Repeat only what lies from the line with "Reproduce this chart with matplotlib." to the line with "ax.axis('off')", those two lines included, exactly as it stands; omit any images.
── Source material
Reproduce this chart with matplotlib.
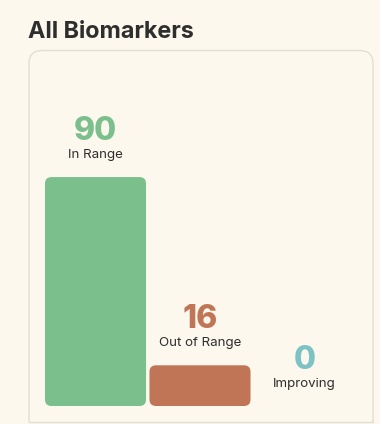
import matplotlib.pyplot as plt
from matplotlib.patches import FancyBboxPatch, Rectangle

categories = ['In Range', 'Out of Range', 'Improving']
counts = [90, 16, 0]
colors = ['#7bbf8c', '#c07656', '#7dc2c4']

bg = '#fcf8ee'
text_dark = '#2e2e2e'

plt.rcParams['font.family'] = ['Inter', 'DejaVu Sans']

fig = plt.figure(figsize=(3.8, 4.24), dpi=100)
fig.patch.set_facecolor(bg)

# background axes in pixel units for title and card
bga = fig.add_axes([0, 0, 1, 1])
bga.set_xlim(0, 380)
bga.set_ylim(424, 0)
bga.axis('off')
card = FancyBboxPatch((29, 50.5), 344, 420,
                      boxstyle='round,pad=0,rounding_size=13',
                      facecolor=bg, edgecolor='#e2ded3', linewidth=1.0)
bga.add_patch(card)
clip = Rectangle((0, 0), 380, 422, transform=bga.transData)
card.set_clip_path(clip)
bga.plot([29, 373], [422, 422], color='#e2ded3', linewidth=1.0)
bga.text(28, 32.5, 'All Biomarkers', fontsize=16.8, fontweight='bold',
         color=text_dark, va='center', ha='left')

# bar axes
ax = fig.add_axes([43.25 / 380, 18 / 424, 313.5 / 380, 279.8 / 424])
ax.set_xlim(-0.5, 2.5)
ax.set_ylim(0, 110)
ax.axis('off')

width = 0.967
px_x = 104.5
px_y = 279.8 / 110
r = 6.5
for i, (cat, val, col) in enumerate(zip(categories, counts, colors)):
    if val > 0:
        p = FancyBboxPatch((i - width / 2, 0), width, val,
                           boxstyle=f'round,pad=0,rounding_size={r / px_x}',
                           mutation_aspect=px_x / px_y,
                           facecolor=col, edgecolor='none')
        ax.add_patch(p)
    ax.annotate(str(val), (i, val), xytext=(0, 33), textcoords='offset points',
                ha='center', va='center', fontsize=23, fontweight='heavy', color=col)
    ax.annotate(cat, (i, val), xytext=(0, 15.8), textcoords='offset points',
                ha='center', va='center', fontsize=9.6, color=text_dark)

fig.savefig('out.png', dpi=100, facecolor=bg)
────
── Source material
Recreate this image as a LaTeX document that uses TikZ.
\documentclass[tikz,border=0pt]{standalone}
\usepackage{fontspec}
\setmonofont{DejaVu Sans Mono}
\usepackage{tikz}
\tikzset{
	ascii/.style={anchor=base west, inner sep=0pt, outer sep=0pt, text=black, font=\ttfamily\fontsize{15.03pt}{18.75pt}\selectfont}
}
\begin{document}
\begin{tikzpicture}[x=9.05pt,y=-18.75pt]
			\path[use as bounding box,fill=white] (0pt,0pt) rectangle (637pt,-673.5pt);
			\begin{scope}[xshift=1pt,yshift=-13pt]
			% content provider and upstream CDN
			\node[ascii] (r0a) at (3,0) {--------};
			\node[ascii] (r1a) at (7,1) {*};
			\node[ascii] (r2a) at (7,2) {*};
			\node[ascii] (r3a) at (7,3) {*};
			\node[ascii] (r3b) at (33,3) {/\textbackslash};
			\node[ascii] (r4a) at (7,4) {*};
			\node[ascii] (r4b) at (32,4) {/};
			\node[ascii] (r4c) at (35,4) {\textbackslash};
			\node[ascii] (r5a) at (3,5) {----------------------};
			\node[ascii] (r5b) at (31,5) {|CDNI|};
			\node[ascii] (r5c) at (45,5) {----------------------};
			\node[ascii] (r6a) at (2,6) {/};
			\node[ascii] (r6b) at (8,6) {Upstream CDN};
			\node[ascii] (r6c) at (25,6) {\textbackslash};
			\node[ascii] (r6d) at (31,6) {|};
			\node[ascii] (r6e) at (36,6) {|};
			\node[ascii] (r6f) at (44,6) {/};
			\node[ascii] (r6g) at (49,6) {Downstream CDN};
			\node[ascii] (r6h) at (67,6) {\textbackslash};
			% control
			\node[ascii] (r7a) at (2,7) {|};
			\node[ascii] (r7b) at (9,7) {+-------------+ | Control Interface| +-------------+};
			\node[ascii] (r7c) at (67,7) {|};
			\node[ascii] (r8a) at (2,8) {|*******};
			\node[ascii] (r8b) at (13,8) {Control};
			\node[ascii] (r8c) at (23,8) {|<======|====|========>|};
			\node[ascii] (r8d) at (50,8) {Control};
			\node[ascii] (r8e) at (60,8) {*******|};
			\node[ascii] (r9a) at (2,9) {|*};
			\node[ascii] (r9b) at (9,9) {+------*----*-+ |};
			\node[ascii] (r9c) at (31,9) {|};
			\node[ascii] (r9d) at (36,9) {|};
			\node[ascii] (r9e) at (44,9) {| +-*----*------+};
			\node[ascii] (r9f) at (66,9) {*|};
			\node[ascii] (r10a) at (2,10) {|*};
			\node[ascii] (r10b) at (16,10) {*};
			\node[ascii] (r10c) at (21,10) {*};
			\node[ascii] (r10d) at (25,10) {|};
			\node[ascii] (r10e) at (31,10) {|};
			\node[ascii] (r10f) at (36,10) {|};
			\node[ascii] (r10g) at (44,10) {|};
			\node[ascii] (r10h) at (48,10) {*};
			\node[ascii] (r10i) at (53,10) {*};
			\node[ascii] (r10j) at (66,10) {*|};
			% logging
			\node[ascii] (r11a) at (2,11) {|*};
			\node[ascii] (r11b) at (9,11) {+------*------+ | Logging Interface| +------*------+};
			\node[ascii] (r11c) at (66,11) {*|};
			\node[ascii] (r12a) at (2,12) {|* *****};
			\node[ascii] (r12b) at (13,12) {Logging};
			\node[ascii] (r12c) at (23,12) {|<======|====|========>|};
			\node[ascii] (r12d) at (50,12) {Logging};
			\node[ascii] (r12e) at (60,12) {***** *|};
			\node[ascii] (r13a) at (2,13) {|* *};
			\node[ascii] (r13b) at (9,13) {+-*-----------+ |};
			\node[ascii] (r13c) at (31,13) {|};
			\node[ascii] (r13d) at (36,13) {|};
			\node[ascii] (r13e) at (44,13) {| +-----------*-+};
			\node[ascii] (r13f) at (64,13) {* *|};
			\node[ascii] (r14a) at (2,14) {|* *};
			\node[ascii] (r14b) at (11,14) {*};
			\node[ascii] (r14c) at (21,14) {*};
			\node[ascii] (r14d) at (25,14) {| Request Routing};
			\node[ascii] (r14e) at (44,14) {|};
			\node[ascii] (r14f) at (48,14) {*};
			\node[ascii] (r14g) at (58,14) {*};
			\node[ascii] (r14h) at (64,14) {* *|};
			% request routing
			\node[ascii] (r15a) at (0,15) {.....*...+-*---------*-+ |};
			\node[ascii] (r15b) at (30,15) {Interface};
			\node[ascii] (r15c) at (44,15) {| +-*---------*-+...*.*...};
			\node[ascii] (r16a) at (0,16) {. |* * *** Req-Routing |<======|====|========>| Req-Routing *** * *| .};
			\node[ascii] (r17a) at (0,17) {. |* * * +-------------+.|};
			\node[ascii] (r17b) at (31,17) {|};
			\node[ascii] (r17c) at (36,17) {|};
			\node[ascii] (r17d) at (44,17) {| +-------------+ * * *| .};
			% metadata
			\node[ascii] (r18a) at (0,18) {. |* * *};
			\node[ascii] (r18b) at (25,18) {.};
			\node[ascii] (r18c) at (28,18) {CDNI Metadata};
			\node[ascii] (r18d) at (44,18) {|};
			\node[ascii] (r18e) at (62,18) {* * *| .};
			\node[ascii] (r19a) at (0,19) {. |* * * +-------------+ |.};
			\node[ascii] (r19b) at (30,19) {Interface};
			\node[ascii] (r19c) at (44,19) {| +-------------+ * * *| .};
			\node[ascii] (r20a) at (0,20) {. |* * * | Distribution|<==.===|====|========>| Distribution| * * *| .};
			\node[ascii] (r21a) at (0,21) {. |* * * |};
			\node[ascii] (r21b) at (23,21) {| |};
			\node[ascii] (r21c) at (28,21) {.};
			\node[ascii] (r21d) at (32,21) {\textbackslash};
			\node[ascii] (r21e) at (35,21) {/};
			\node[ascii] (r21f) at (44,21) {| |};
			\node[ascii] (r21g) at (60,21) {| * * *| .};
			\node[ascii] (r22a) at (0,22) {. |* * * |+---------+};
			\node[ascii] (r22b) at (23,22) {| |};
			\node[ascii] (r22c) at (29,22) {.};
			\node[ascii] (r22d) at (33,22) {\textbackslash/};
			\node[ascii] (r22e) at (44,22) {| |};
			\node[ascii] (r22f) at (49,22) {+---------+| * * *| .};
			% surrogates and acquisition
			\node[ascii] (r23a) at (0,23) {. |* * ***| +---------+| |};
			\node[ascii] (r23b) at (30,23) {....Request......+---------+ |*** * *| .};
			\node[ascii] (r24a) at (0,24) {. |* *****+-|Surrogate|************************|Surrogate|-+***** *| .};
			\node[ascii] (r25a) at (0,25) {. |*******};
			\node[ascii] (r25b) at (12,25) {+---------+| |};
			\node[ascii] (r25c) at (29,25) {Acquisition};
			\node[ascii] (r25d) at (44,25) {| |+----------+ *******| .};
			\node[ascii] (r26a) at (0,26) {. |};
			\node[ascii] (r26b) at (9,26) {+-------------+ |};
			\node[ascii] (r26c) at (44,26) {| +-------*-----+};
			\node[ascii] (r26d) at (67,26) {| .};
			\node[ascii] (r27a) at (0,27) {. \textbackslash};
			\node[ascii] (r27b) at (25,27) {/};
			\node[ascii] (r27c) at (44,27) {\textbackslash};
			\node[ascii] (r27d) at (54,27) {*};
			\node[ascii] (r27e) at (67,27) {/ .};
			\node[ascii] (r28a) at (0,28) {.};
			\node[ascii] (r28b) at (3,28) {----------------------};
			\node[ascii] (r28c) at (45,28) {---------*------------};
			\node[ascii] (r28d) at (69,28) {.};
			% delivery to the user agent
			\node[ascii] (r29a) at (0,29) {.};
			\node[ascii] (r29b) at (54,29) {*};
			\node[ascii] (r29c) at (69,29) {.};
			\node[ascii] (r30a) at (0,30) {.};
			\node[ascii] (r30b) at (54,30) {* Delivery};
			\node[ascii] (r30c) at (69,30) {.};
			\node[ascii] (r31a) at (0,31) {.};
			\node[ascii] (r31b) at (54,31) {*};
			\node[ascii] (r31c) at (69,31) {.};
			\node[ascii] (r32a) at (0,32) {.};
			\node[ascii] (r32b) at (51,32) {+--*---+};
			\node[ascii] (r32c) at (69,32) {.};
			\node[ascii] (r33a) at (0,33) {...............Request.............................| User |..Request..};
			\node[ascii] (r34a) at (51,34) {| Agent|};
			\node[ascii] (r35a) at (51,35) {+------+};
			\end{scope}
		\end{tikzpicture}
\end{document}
────
● Answer to the task
Reproduce this chart with matplotlib.
import matplotlib.pyplot as plt
from matplotlib.patches import FancyBboxPatch, Rectangle

categories = ['In Range', 'Out of Range', 'Improving']
counts = [90, 16, 0]
colors = ['#7bbf8c', '#c07656', '#7dc2c4']

bg = '#fcf8ee'
text_dark = '#2e2e2e'

plt.rcParams['font.family'] = ['Inter', 'DejaVu Sans']

fig = plt.figure(figsize=(3.8, 4.24), dpi=100)
fig.patch.set_facecolor(bg)

# background axes in pixel units for title and card
bga = fig.add_axes([0, 0, 1, 1])
bga.set_xlim(0, 380)
bga.set_ylim(424, 0)
bga.axis('off')
card = FancyBboxPatch((29, 50.5), 344, 420,
                      boxstyle='round,pad=0,rounding_size=13',
                      facecolor=bg, edgecolor='#e2ded3', linewidth=1.0)
bga.add_patch(card)
clip = Rectangle((0, 0), 380, 422, transform=bga.transData)
card.set_clip_path(clip)
bga.plot([29, 373], [422, 422], color='#e2ded3', linewidth=1.0)
bga.text(28, 32.5, 'All Biomarkers', fontsize=16.8, fontweight='bold',
         color=text_dark, va='center', ha='left')

# bar axes
ax = fig.add_axes([43.25 / 380, 18 / 424, 313.5 / 380, 279.8 / 424])
ax.set_xlim(-0.5, 2.5)
ax.set_ylim(0, 110)
ax.axis('off')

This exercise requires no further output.